Rappaport explained that as he began preaching, Boster again became agitated, and at one point began shouting in Polish.
“He literally got two inches from my face and started yelling at me that I was ignorant,” Rappaport said. “I start trying to transition to the gospel and he then tried to get the crowd to tell me to shut up.’”
But in an email to Christian News Network, Boster defended himself against allegations that his behavior was inappropriate.
“The self-described Christian evangelists came to UConn not with the good news of the gospels but with a message of hate, bigotry, and ignorance. They attacked my students for their sexual behavior, sexual preferences, religious beliefs and ethnicities and condemned them to Hell,” he wrote. “A mama bear will defend her cubs, a mother goose her goslings, and I will defend my students from strangers who come to call them sodomites, fornicators and sinners condemned to Hell.”
“Darwin’s message that all humans are our brothers and sisters, all mammals our cousins, and all life our kin is much closer to the loving affirmation of life found in the gospels than the hate, bigotry, and ignorance preached by these rude guests to our home,” Boster stated. “It is a moral duty to be outraged by the morally outrageous. I am proud to have done my duty to defend my students from attack.”
However, in response to Boster’s comments, Smith told Christian News Network that there was no specific discussion about sexuality.
“We spoke generally on sin being passed to all human beings, that ‘all have sinned and fallen short of the glory of God,'” he explained, quoting Romans 3:23. “We did not focus on one person or group of people, and the only time race was discussed was when Don Karns noted the full title of Darwin’s ‘Origin of Species’ — ‘The Preservation of Favored Races in the Struggle for Life’ — to express that Darwin was a racist. We love people of all ethnicities and pointed out this concern.”
UConn officials also released a statement about the matter, outlining that despite his disagreement with the message, Boster’s actions were unacceptable.
“Everyone has the right to exercise free speech on our campuses,” it wrote. “At the same time, we expect our faculty to act in a way that promotes civil discourse and to express themselves respectfully.
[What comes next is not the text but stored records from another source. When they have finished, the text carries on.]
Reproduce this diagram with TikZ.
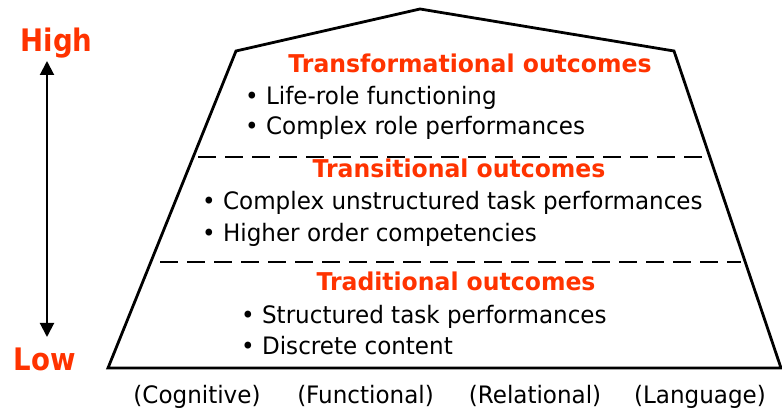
\documentclass[tikz,border=0pt]{standalone}
\usepackage{fontspec}
\setmainfont{DejaVu Sans}[FakeStretch=0.96]
\newfontfamily\levelfont{DejaVu Sans}[FakeStretch=0.89]
\usetikzlibrary{arrows.meta}
\definecolor{outred}{RGB}{255,51,0}

\begin{document}
\begin{tikzpicture}[x=1pt,y=-1pt,
    heading/.style={text=outred, font=\fontsize{24.5}{28}\selectfont\bfseries, inner sep=0pt, anchor=base},
    item/.style={font=\fontsize{24}{28}\selectfont, inner sep=0pt, anchor=base west},
    level/.style={text=outred, font=\levelfont\fontsize{31}{34}\selectfont\bfseries, inner sep=0pt, anchor=base},
    domainlabel/.style={font=\fontsize{24}{28}\selectfont, inner sep=0pt, anchor=base},
    divider/.style={line width=2.4pt, dash pattern=on 18pt off 9pt}]
    \useasboundingbox (0,0) rectangle (782,411);

    % the outline of the pyramid
    \draw[line width=2.8pt, line join=miter] (108,368) -- (236,51) -- (420,9) -- (674,51) -- (781,368) -- cycle;

    % the dashed dividers
    \coordinate (d1l) at (198,157);
    \coordinate (d1r) at (705,157);
    \coordinate (d2l) at (160,262);
    \coordinate (d2r) at (741,262);
    \draw[divider] (d1l) -- (d1r);
    \draw[divider] (d2l) -- (d2r);

    % top level
    \node[heading] (trf) at (470,73) {Transformational outcomes};
    \node[item] (trf1) at (245,105) {• Life-role functioning};
    \node[item] (trf2) at (245,135) {• Complex role performances};

    % middle level
    \node[heading] (trs) at (459,178) {Transitional outcomes};
    \node[item] (trs1) at (202,210) {• Complex unstructured task performances};
    \node[item] (trs2) at (202,242) {• Higher order competencies};

    % bottom level
    \node[heading] (trd) at (456,291) {Traditional outcomes};
    \node[item] (trd1) at (241,324) {• Structured task performances};
    \node[item] (trd2) at (241,355) {• Discrete content};

    % the scale on the left
    \node[level] (high) at (56.5,52) {High};
    \node[level] (low) at (44.5,371) {Low};
    \coordinate (up) at (47,61);
    \coordinate (down) at (47,337);
    \draw[line width=2pt, {Triangle[length=14pt,width=14pt]}-{Triangle[length=14pt,width=14pt]}] (up) -- (down);

    % the domains below
    \node[domainlabel] (cog) at (197,404) {(Cognitive)};
    \node[domainlabel] (fun) at (365.5,404) {(Functional)};
    \node[domainlabel] (rel) at (535,404) {(Relational)};
    \node[domainlabel] (lan) at (700,404) {(Language)};

\end{tikzpicture}
\end{document}
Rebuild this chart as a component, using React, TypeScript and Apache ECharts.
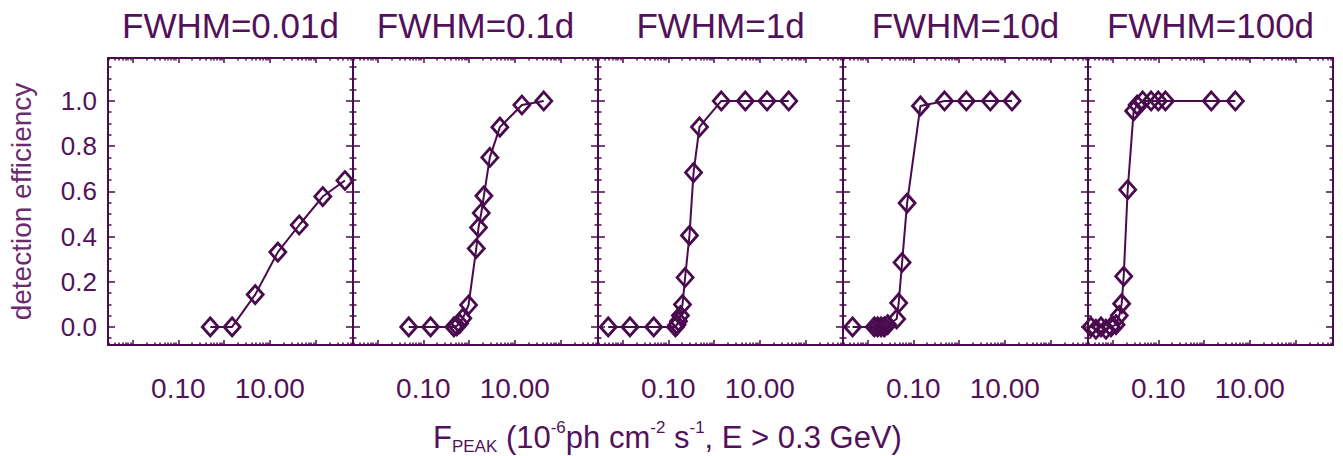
import React, { useEffect, useRef } from "react";
import * as echarts from "echarts";

// ---------- data ----------
const panelTitles = ["FWHM=0.01d", "FWHM=0.1d", "FWHM=1d", "FWHM=10d", "FWHM=100d"];

const p1X = [0.5, 1.5, 4.8, 15, 44, 144, 440];
const p1Y = [0, 0, 0.143, 0.331, 0.451, 0.577, 0.648];

const p2X = [0.048, 0.144, 0.466, 0.54, 0.62, 0.73, 0.975, 1.44, 1.61, 1.85, 2.11, 2.85, 4.72, 14.3, 43];
const p2Y = [0, 0, 0, 0.005, 0.015, 0.038, 0.097, 0.347, 0.44, 0.504, 0.58, 0.75, 0.884, 0.982, 1.0];

const p3X = [0.00485, 0.0145, 0.0479, 0.143, 0.155, 0.167, 0.184, 0.204, 0.233, 0.29, 0.356, 0.481, 1.44, 4.83, 14.4, 43];
const p3Y = [0, 0, 0, 0, 0.01, 0.025, 0.05, 0.099, 0.219, 0.405, 0.683, 0.885, 1, 1, 1, 1];

const p4X = [0.00469, 0.014, 0.0166, 0.0197, 0.0232, 0.0275, 0.0432, 0.0479, 0.0568, 0.0731, 0.143, 0.481, 1.44, 4.83, 14.4];
const p4Y = [0, 0, 0, 0, 0, 0.01, 0.035, 0.106, 0.285, 0.548, 0.978, 1, 1, 1, 1];

const p5X = [0.00336, 0.00432, 0.00557, 0.00716, 0.00922, 0.0119, 0.014, 0.0158, 0.0175, 0.0214, 0.0289, 0.0343, 0.0455, 0.0695, 0.1, 0.143, 1.44, 4.83];
const p5Y = [0, -0.01, 0, -0.01, 0, 0.01, 0.05, 0.103, 0.224, 0.607, 0.956, 0.982, 1, 1, 1, 1, 1, 1];

const panelX = [p1X, p2X, p3X, p4X, p5X];
const panelY = [p1Y, p2Y, p3Y, p4Y, p5Y];

const xMajorTicks = [0.01, 0.1, 1, 10, 100];
const xLabelTicks = [0.1, 10];
const xMinorTicks: number[] = [];
[0.001, 0.01, 0.1, 1, 10, 100].forEach((d) => {
  for (let m = 2; m <= 9; m++) xMinorTicks.push(+(d * m).toPrecision(3));
});
const yMajorTicks = [0, 0.2, 0.4, 0.6, 0.8, 1.0];
const yMinorTicks = [-0.05, 0.05, 0.1, 0.15, 0.25, 0.3, 0.35, 0.45, 0.5, 0.55, 0.65, 0.7, 0.75, 0.85, 0.9, 0.95, 1.05, 1.1, 1.15];

const X_MIN = 0.0029;
const X_MAX = 660;
const Y_MIN = -0.08;
const Y_MAX = 1.19;

const LINE = "#4a0a4e";
const TEXT = "#52115a";
const NAME = "#6a2c6e";
const FONT = "Liberation Sans, Arial, Helvetica, sans-serif";

const GRID_LEFT0 = 108;
const GRID_W = 245;
const GRID_TOP = 58;
const GRID_H = 287;

export default function App() {
  const ref = useRef<HTMLDivElement>(null);

  useEffect(() => {
    if (!ref.current) return;
    const chart = echarts.init(ref.current, null, { renderer: "svg" });

    const grids: any[] = [];
    const xAxes: any[] = [];
    const yAxes: any[] = [];
    const series: any[] = [];
    const titles: any[] = [];

    panelTitles.forEach((t, i) => {
      const left = GRID_LEFT0 + GRID_W * i;
      grids.push({ left, top: GRID_TOP, width: GRID_W, height: GRID_H, outerBoundsMode: "none", containLabel: false });
      titles.push({
        text: t,
        left: left + GRID_W / 2,
        top: 8,
        textAlign: "center",
        padding: 0,
        textStyle: { fontSize: 35, fontWeight: "normal", color: TEXT, fontFamily: FONT },
      });

      const xBase = (pos: string, major: boolean) => ({
        type: "log",
        gridIndex: i,
        min: X_MIN,
        max: X_MAX,
        position: pos,
        axisLine: { show: major, onZero: false, lineStyle: { color: LINE, width: 2 } },
        axisTick: {
          show: true,
          inside: true,
          length: major ? 5 : 2.5,
          customValues: major ? xMajorTicks : xMinorTicks,
          lineStyle: { color: LINE, width: 1.5 },
        },
        axisLabel:
          major && pos === "bottom"
            ? {
                show: true,
                customValues: xLabelTicks,
                formatter: (v: number) => Number(v).toFixed(2),
                margin: 29,
                fontSize: 28,
                color: TEXT,
                fontFamily: FONT,
              }
            : { show: false },
        splitLine: { show: false },
        minorTick: { show: false },
      });
      xAxes.push(xBase("bottom", true), xBase("bottom", false), xBase("top", true), xBase("top", false));

      const yBase = (pos: string, major: boolean) => {
        const withLabel = major && pos === "left" && i === 0;
        const ax: any = {
          type: "value",
          gridIndex: i,
          min: Y_MIN,
          max: Y_MAX,
          position: pos,
          axisLine: { show: major, onZero: false, lineStyle: { color: LINE, width: 2 } },
          axisTick: {
            show: true,
            inside: true,
            length: major ? 7 : 3.5,
            customValues: major ? yMajorTicks : yMinorTicks,
            lineStyle: { color: LINE, width: 1.5 },
          },
          axisLabel: withLabel
            ? {
                show: true,
                customValues: yMajorTicks,
                formatter: (v: number) => Number(v).toFixed(1),
                margin: 11,
                fontSize: 26,
                padding: [10, 0, 0, 0],
                color: TEXT,
                fontFamily: FONT,
              }
            : { show: false },
          splitLine: { show: false },
        };
        if (withLabel) {
          ax.name = "detection efficiency";
          ax.nameLocation = "middle";
          ax.nameRotate = 90;
          ax.nameGap = 73;
          ax.nameTextStyle = { fontSize: 28, color: NAME, fontFamily: FONT };
        }
        return ax;
      };
      yAxes.push(yBase("left", true), yBase("left", false), yBase("right", true), yBase("right", false));

      series.push({
        type: "line",
        xAxisIndex: i * 4,
        yAxisIndex: i * 4,
        data: panelX[i].map((x, k) => [x, panelY[i][k]]),
        symbol: "diamond",
        symbolSize: [16, 18],
        showSymbol: true,
        clip: false,
        lineStyle: { color: LINE, width: 2 },
        itemStyle: { color: "rgba(255,255,255,0)", borderColor: LINE, borderWidth: 2.8 },
        emphasis: { disabled: true },
        z: 5,
      });
    });

    chart.setOption({
      animation: false,
      backgroundColor: "#ffffff",
      title: titles,
      grid: grids,
      xAxis: xAxes,
      yAxis: yAxes,
      series,
      graphic: [
        {
          type: "text",
          x: 433,
          y: 419,
          style: {
            text: "{m|F}{sub|PEAK}{m| (10}{sup|-6}{m|ph cm}{sup|-2}{m| s}{sup|-1}{m|, E > 0.3 GeV)}",
            align: "left",
            verticalAlign: "top",
            fill: TEXT,
            fontFamily: FONT,
            fontSize: 31,
            rich: {
              m: { fontSize: 31, lineHeight: 36, fontFamily: FONT, fill: TEXT },
              sup: { fontSize: 17, lineHeight: 8, verticalAlign: "top", fontFamily: FONT, fill: TEXT },
              sub: { fontSize: 17, lineHeight: 14, verticalAlign: "bottom", fontFamily: FONT, fill: TEXT },
            },
          },
        },
      ],
    });

    return () => chart.dispose();
  }, []);

  return <div ref={ref} style={{ position: "fixed", left: 0, top: 0, width: 1343, height: 456 }} />;
}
The use of abusive language and the confrontational posture seen here are inconsistent with UConn’s values.”
“Yes, I’m in deep trouble,” Boster told NBC Connecticut. “The dean has summoned me into his office.”
The evangelists said that they hold no ill will against the professor, and realize that many reject the biblical message of repentance from sin and faith in Jesus Christ.
“We obviously care about this professor and the students at UConn, and we long for them to find the liberty and freedom from sin in serving Jesus,” Smith stated.